In some ways, our tests are a proxy for these functional and non-functional requirements.

The flaw and danger of Code Coverage

Generally, good coverage is a necessary but not sufficient condition for high quality tests. By focusing on the coverage of some structural element of our code, code coverage metrics fail to ensure that these tests are high quality and a good proxy for the requirements.

For example, code coverage cannot tell us anything about the production code that was missed for relevant use cases or edge cases.

Additionally, code coverage metrics cannot ensure that your tests have high quality assertions, or even assertions at all.

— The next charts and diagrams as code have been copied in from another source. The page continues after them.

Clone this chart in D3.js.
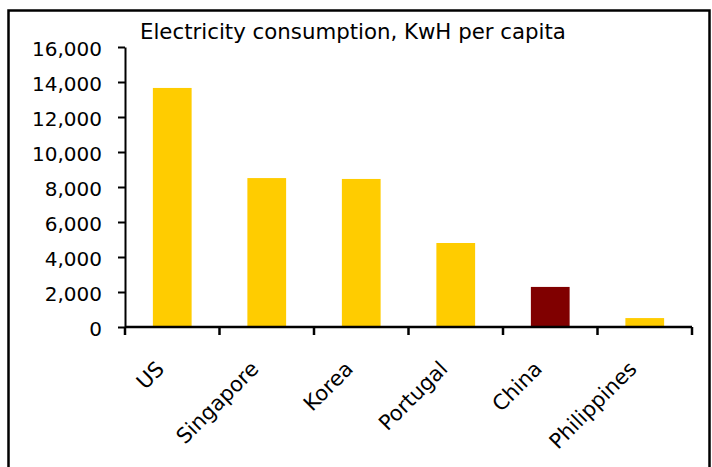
<!DOCTYPE html>
<html>
<head>
<meta charset="utf-8">
<script src="https://cdn.jsdelivr.net/npm/d3@7"></script>
<style>
  html, body { margin: 0; padding: 0; background: #fff; }
  svg { display: block; font-family: "DejaVu Sans", Verdana, sans-serif; }
</style>
</head>
<body>
<svg id="chart" width="712" height="467"></svg>
<script>
const countries = ["US", "Singapore", "Korea", "Portugal", "China", "Philippines"];
const kwhPerCapita = [13660, 8510, 8460, 4800, 2290, 510];
const highlight = ["China"];
const yTicks = [0, 2000, 4000, 6000, 8000, 10000, 12000, 14000, 16000];
const chartTitle = "Electricity consumption, KwH per capita";

(function () {
  const svg = d3.select("#chart");
  const plotLeft = 125, plotRight = 692, plotTop = 47, plotBottom = 327;

  // frame around the chart
  svg.append("rect")
    .attr("x", 8.5).attr("y", 10.5)
    .attr("width", 701).attr("height", 480)
    .attr("fill", "#fff").attr("stroke", "#000").attr("stroke-width", 2.5);

  const x = d3.scaleBand().domain(countries).range([plotLeft, plotRight]).paddingInner(0.59).paddingOuter(0.295);
  const xb = d3.scaleBand().domain(countries).range([plotLeft, plotRight]);
  const y = d3.scaleLinear().domain([0, 16000]).range([plotBottom, plotTop]);

  const data = countries.map((c, i) => ({ c, v: kwhPerCapita[i] }));

  svg.append("g").selectAll("rect").data(data).join("rect")
    .attr("x", d => x(d.c))
    .attr("width", x.bandwidth())
    .attr("y", d => y(d.v))
    .attr("height", d => y(0) - y(d.v))
    .attr("fill", d => highlight.includes(d.c) ? "#800000" : "#FFCC00");

  // y axis
  const yAxis = svg.append("g").attr("transform", `translate(${plotLeft},0)`)
    .call(d3.axisLeft(y).tickValues(yTicks).tickFormat(d3.format(",")).tickSize(7).tickSizeOuter(0).tickPadding(16));
  yAxis.select(".domain").attr("stroke", "#000").attr("stroke-width", 2);
  yAxis.selectAll(".tick line").attr("stroke", "#000").attr("stroke-width", 2);
  yAxis.selectAll("text")
    .attr("font-size", 20).attr("dy", "0.4em")
    .attr("fill", "#000").attr("font-family", "DejaVu Sans, Verdana, sans-serif");

  // x axis: ticks at band boundaries
  const xg = svg.append("g").attr("transform", `translate(0,${plotBottom})`);
  xg.append("line").attr("x1", plotLeft).attr("x2", plotRight).attr("stroke", "#000").attr("stroke-width", 2.5);
  const bounds = countries.map(c => xb(c)).concat([plotRight]);
  xg.selectAll("line.tk").data(bounds).join("line").attr("class", "tk")
    .attr("x1", d => d).attr("x2", d => d).attr("y1", 0).attr("y2", 8)
    .attr("stroke", "#000").attr("stroke-width", 2.5);
  xg.selectAll("text").data(countries).join("text")
    .attr("transform", d => `translate(${xb(d) + xb.bandwidth() / 2 - 12},${38}) rotate(-45)`)
    .attr("text-anchor", "end")
    .attr("dy", "0.35em")
    .attr("font-size", 21)
    .attr("fill", "#000")
    .text(d => d);

  svg.append("text")
    .attr("x", 140).attr("y", 39)
    .attr("font-size", 21.3)
    .attr("fill", "#000")
    .text(chartTitle);
})();
</script>
</body>
</html>
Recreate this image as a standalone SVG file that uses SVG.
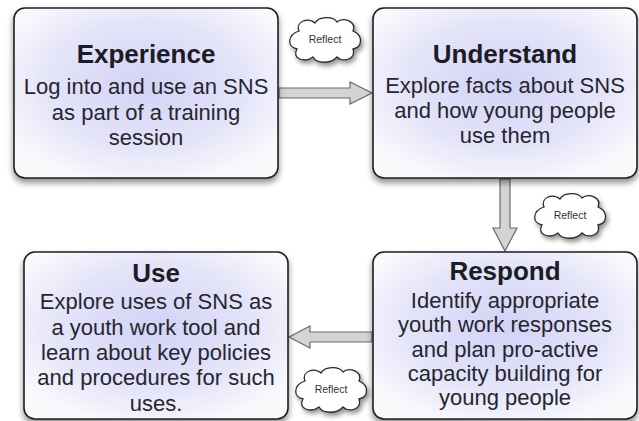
<svg xmlns="http://www.w3.org/2000/svg" width="639" height="421" viewBox="0 0 639 421">
<defs>
  <radialGradient id="boxFill" cx="0.5" cy="0.45" r="0.62">
    <stop offset="0" stop-color="#d2d2f6"/>
    <stop offset="0.6" stop-color="#e4e4f9"/>
    <stop offset="1" stop-color="#fafafd"/>
  </radialGradient>
  <filter id="shadow" x="-10%" y="-10%" width="120%" height="130%">
    <feDropShadow dx="0" dy="4" stdDeviation="3" flood-color="#000" flood-opacity="0.45"/>
  </filter>
  <filter id="cloudShadow" x="-20%" y="-20%" width="150%" height="160%">
    <feDropShadow dx="2" dy="3" stdDeviation="2.5" flood-color="#000" flood-opacity="0.45"/>
  </filter>
  <path id="cloudShape" d="M12 16 C8 6 22 2 28 8 C32 1 46 1 50 7 C56 2 70 6 66 16 C76 20 76 32 66 34 C70 44 56 48 50 42 C44 49 30 49 26 42 C18 48 4 44 10 34 C0 32 0 20 12 16 Z"/>
</defs>
<style>
  .box { fill: url(#boxFill); stroke: #1e1e24; stroke-width: 1.6; filter: url(#shadow); }
  .title { font-family: "Liberation Sans", Arial, sans-serif; font-weight: bold; font-size: 26px; fill: #1c1c24; text-anchor: middle; }
  .body { font-family: "Liberation Sans", Arial, sans-serif; font-size: 22px; fill: #26262e; text-anchor: middle; }
  .cloud { fill: #ffffff; stroke: #2a2a2a; stroke-width: 1.3; filter: url(#cloudShadow); }
  .cloudText { font-family: "Liberation Sans", Arial, sans-serif; font-size: 10.5px; fill: #333; text-anchor: middle; }
  .arrow { fill: #d4d4d4; stroke: #6a6a6a; stroke-width: 1.2; stroke-linejoin: miter; }
</style>

<g id="connectors">
  <path class="arrow" d="M279 88 H350 V82 L372 93 L350 104 V98 H279 Z"/>
  <path class="arrow" d="M500 179 V228 H493 L505 251 L517 228 H510 V179 Z"/>
  <path class="arrow" d="M372 332 H310 V326 L289 337 L310 348 V342 H372 Z"/>
</g>

<g id="experience">
  <rect class="box" x="14" y="8" width="264" height="170" rx="11"/>
  <text class="title" x="146" y="63">Experience</text>
  <text class="body" x="146" y="94">Log into and use an SNS</text>
  <text class="body" x="146" y="120">as part of a training</text>
  <text class="body" x="146" y="145">session</text>
</g>

<g id="understand">
  <rect class="box" x="373" y="8" width="264" height="170" rx="11"/>
  <text class="title" x="505" y="63">Understand</text>
  <text class="body" x="505" y="93">Explore facts about SNS</text>
  <text class="body" x="505" y="118">and how young people</text>
  <text class="body" x="505" y="143">use them</text>
</g>

<g id="use">
  <rect class="box" x="24" y="252" width="264" height="167" rx="11"/>
  <text class="title" x="156" y="282">Use</text>
  <text class="body" x="156" y="309">Explore uses of SNS as</text>
  <text class="body" x="156" y="335">a youth work tool and</text>
  <text class="body" x="156" y="360">learn about key policies</text>
  <text class="body" x="156" y="385">and procedures for such</text>
  <text class="body" x="156" y="411">uses.</text>
</g>

<g id="respond">
  <rect class="box" x="373" y="252" width="264" height="167" rx="11"/>
  <text class="title" x="505" y="280">Respond</text>
  <text class="body" x="505" y="308">Identify appropriate</text>
  <text class="body" x="505" y="332">youth work responses</text>
  <text class="body" x="505" y="357">and plan pro-active</text>
  <text class="body" x="505" y="381">capacity building for</text>
  <text class="body" x="505" y="405">young people</text>
</g>

<g id="reflect1">
  <use href="#cloudShape" class="cloud" transform="translate(287,15)"/>
  <text class="cloudText" x="325" y="43">Reflect</text>
</g>
<g id="reflect2">
  <use href="#cloudShape" class="cloud" transform="translate(532,191)"/>
  <text class="cloudText" x="570" y="219">Reflect</text>
</g>
<g id="reflect3">
  <use href="#cloudShape" class="cloud" transform="translate(293,365)"/>
  <text class="cloudText" x="331" y="393">Reflect</text>
</g>
</svg>
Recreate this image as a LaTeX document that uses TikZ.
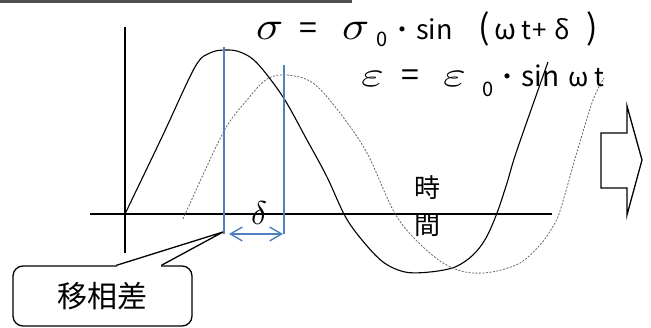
\documentclass[tikz,border=0pt]{standalone}
\usepackage{fontspec}
\setmainfont{Noto Sans CJK JP}
\newfontfamily\grk{Latin Modern Math}
\usetikzlibrary{arrows.meta,calc}
\definecolor{blueline}{RGB}{79,129,189}
\definecolor{bargray}{RGB}{80,80,80}
\tikzset{
  txt/.style={inner sep=0pt, anchor=base west},
  axisline/.style={line width=1.6pt, black},
  curveA/.style={line width=1.1pt, black},
  curveB/.style={line width=0.8pt, black!60, dash pattern=on 2pt off 1.5pt},
  bluev/.style={line width=1.6pt, blueline},
  outline/.style={line width=1.3pt, black}
}
\newcommand{\Gsig}{\fontsize{40}{42}\selectfont\grk\scalebox{1.12}[1]{𝜎}}
\newcommand{\Geps}{\fontsize{35}{40}\selectfont\grk\scalebox{1.4}[1]{𝜀}}
\begin{document}
\begin{tikzpicture}[x=1pt,y=-1pt]
\useasboundingbox (0,0) rectangle (651,328);
% top bar (cut-off shape)
\coordinate (bar1) at (0,0);
\coordinate (bar2) at (352,3);
\fill[bargray] (bar1) rectangle (bar2);
% axes
\coordinate (yt) at (125,27);
\coordinate (yb) at (125,253);
\coordinate (xl) at (90,214);
\coordinate (xr) at (552,214);
\draw[axisline] (yt) -- (yb);
\draw[axisline] (xl) -- (xr);
% stress curve (solid)
\draw[curveA] plot[smooth, tension=0.55] coordinates {
 (125,214) (162,137) (195,67) (210,53) (225,50) (240,52) (257,63) (283,97)
 (307,140) (327,177) (345,216) (362,240) (383,262) (405,272) (430,272)
 (455,267) (473,255) (486,238) (497,213) (507,183) (517,150) (548,62)};
% strain curve (dotted)
\draw[curveB] plot[smooth, tension=0.55] coordinates {
 (183,219) (223,133) (247,100) (267,79) (287,75) (313,83) (340,113)
 (367,153) (393,210) (413,237) (440,261) (465,272) (492,272) (520,263)
 (540,245) (552,228) (560,211) (577,152) (593,100) (604,78)};
% blue markers
\coordinate (b1t) at (224,47);
\coordinate (b1b) at (224,234);
\coordinate (b2t) at (284,65);
\coordinate (b2b) at (284,234);
\draw[bluev] (b1t) -- (b1b);
\draw[bluev] (b2t) -- (b2b);
\coordinate (al) at (229,234);
\coordinate (ar) at (283,234);
\draw[line width=1.4pt, blueline, {Straight Barb[length=12pt,width=14pt]}-{Straight Barb[length=12pt,width=14pt]}] (al) -- (ar);
\node[inner sep=0pt, font=\fontsize{33}{35}\selectfont\grk] (dl) at (259,213) {𝛿};
% time label
\node[inner sep=0pt, font=\fontsize{26}{28}\selectfont] (t1) at (427,188) {時};
\node[inner sep=0pt, font=\fontsize{26}{28}\selectfont] (t2) at (427,225) {間};
% callout
\node[draw, outline, rounded corners=10pt, minimum width=179pt, minimum height=60pt,
      inner sep=0pt, font=\fontsize{30}{32}\selectfont] (co) at (102.5,296) {移相差};
\coordinate (tip) at (223,232);
\coordinate (p1) at ($(co.north west)+(104,0)$);
\coordinate (p2) at ($(co.north west)+(149,0)$);
\fill[white] ($(p1)+(0.8,-1.5)$) rectangle ($(p2)+(-0.8,1.5)$);
\draw[outline, line join=miter] (p1) -- (tip) -- (p2);
% block arrow
\coordinate (ba1) at (601,133);
\coordinate (ba2) at (627,133);
\coordinate (ba3) at (627,106);
\coordinate (ba4) at (642,160);
\coordinate (ba5) at (627,215);
\coordinate (ba6) at (627,188);
\coordinate (ba7) at (601,188);
\draw[outline] (ba1) -- (ba2) -- (ba3) -- (ba4) -- (ba5) -- (ba6) -- (ba7) -- cycle;
% formula line 1
\node[txt] (s1) at (256,40) {\Gsig};
\node[txt, font=\fontsize{32}{34}\selectfont] (e1) at (299,40) {=};
\node[txt] (s2) at (342,40) {\Gsig};
\node[txt, font=\fontsize{20}{22}\selectfont] (z1) at (376,47) {0};
\node[inner sep=0pt, font=\fontsize{24}{26}\selectfont] (d1) at (402,33) {・};
\node[txt, font=\fontsize{27}{29}\selectfont] (sin1) at (416,40) {sin};
\node[txt, font=\fontsize{34}{36}\selectfont] (pl) at (478,40) {(};
\node[txt, font=\fontsize{28}{30}\selectfont] (w1) at (494,40) {ω};
\node[txt, font=\fontsize{26}{28}\selectfont] (tt1) at (521,40) {t};
\node[txt, font=\fontsize{26}{28}\selectfont] (pp) at (532,40) {+};
\node[txt, font=\fontsize{26}{28}\selectfont] (dd) at (554,40) {δ};
\node[txt, font=\fontsize{34}{36}\selectfont] (pr) at (586,40) {)};
% formula line 2
\node[txt] (ep1) at (361,87) {\Geps};
\node[txt, font=\fontsize{32}{34}\selectfont] (e2) at (401,87) {=};
\node[txt] (ep2) at (443,87) {\Geps};
\node[txt, font=\fontsize{20}{22}\selectfont] (z2) at (482,97) {0};
\node[inner sep=0pt, font=\fontsize{24}{26}\selectfont] (d2) at (507,80) {・};
\node[txt, font=\fontsize{28}{30}\selectfont] (sin2) at (521,87) {sin};
\node[txt, font=\fontsize{26}{28}\selectfont] (w2) at (568,87) {ω};
\node[txt, font=\fontsize{26}{28}\selectfont] (tt2) at (594,87) {t};
\end{tikzpicture}
\end{document}
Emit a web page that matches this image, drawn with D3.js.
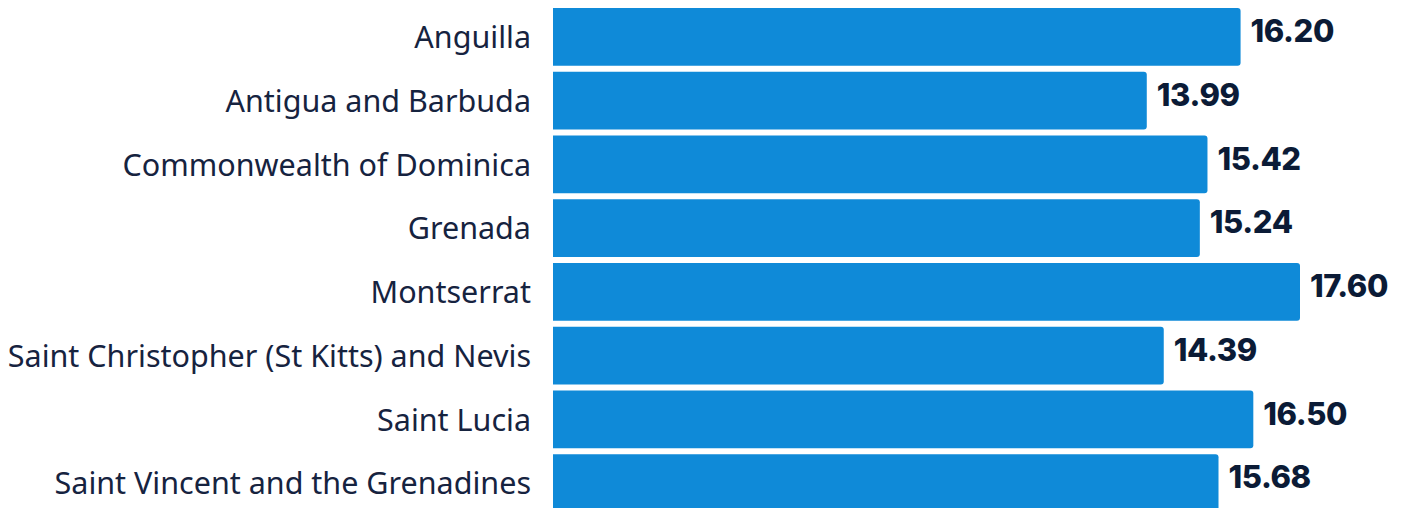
<script src="https://d3js.org/d3.v7.min.js"></script>

<style>
  body { margin: 0; background: #fff; }
</style>

<body>
  <div id="bar-chart"></div>
</body>

<script>
// data
var countries = ["Anguilla", "Antigua and Barbuda", "Commonwealth of Dominica", "Grenada",
  "Montserrat", "Saint Christopher (St Kitts) and Nevis", "Saint Lucia", "Saint Vincent and the Grenadines"]
var values = [16.20, 13.99, 15.42, 15.24, 17.60, 14.39, 16.50, 15.68]

var width = 1411, height = 508
var margin = {top: 8, right: 0, bottom: 0, left: 553}

var svg = d3.select("#bar-chart")
  .append("svg")
  .attr("width", width)
  .attr("height", height)

// 1 unit ~ 42.47px
var x = d3.scaleLinear()
  .domain([0, 17.60])
  .range([margin.left, 1300])

var y = d3.scaleBand()
  .domain(countries)
  .range([margin.top, margin.top + 63 * countries.length])
  .paddingInner(6 / 63)
  .paddingOuter(0)

var r = 3
// bars: flat left edge, rounded right corners
svg.selectAll(".bar")
  .data(values)
  .enter()
  .append("path")
  .attr("class", "bar")
  .attr("fill", "#0f8ad8")
  .attr("d", function(d, i) {
    var x0 = x(0), x1 = x(d), y0 = y(countries[i]), h = y.bandwidth()
    return "M" + x0 + "," + y0 +
      "H" + (x1 - r) + "Q" + x1 + "," + y0 + " " + x1 + "," + (y0 + r) +
      "V" + (y0 + h - r) + "Q" + x1 + "," + (y0 + h) + " " + (x1 - r) + "," + (y0 + h) +
      "H" + x0 + "Z"
  })

// value labels (sit a bit above the bar centre)
svg.selectAll(".val")
  .data(values)
  .enter()
  .append("text")
  .attr("x", function(d) { return x(d) + 10 })
  .attr("y", function(d, i) { return y(countries[i]) + 34 })
  .attr("font-family", "Inter, 'DejaVu Sans', sans-serif")
  .attr("font-weight", 800)
  .attr("font-size", 31)
  .attr("letter-spacing", "-0.4")
  .attr("fill", "#0b1b36")
  .text(function(d) { return d.toFixed(2) })

// category labels
svg.append("g")
  .attr("transform", "translate(" + (margin.left - 22) + ",0)")
  .call(d3.axisLeft(y).tickSize(0).tickPadding(0))
  .call(function(g) { g.select(".domain").remove() })
  .selectAll("text")
  .attr("font-family", "'Source Sans Pro', 'Noto Sans', sans-serif")
  .attr("font-size", 30.5)
  .attr("dy", "0.37em")
  .attr("fill", "#16233f")
</script>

A test without high quality assertions has minimal utility and no longer provides the regression testing assurances necessary for maintainability.

Mandates or actively checking code coverage results can detract from processes that we know are beneficial both for high quality testing and code. For example, Test-Driven Development and code reviews. A prominent coverage figure might provide a false sense of security and therefore encourage test last behavior, or reduce the scrutiny provided by reviewers to the set of tests.

Where Code Coverage can be used

Despite these criticisms, code coverage can be a useful tool. I believe there are two main benefits it can provide:

  1. Uncovering untested code, and particularly recurring patterns of poorly tested code that provide opportunities for education or refactors.
  2. Validating that existing processes are resulting in sufficient levels of code coverage as expected.

The frequent use of code coverage tools can therefore be useful alongside a very rigorous development workflow, such as one used for mission-critical systems.

But for the average agile software development team which does not have those formal and rigorous processes, these benefits are best gained by infrequent and random inspections of code coverage. Regularly checking this metric, such as with every pull request, can remove the efficacy of these inspections by altering developer behaviors towards achieving high coverage.

In those circumstances, reliance on code coverage can result in a paradoxical situation where the desired outcomes are reduced as the metrics improve, eroding the utility of the metric itself. This is similar to how machine learning models will over-fit to a testing data set (itself a proxy for real data) if it is reused.

Summary

Code coverage tools and metrics have their place in software development, but production code coverage is not the aim of testing. For the average agile software development team, a reliance on code coverage might actually lead to sub-optimal results by detracting from processes like reviews and test-driven development that we know result in high quality code and tests.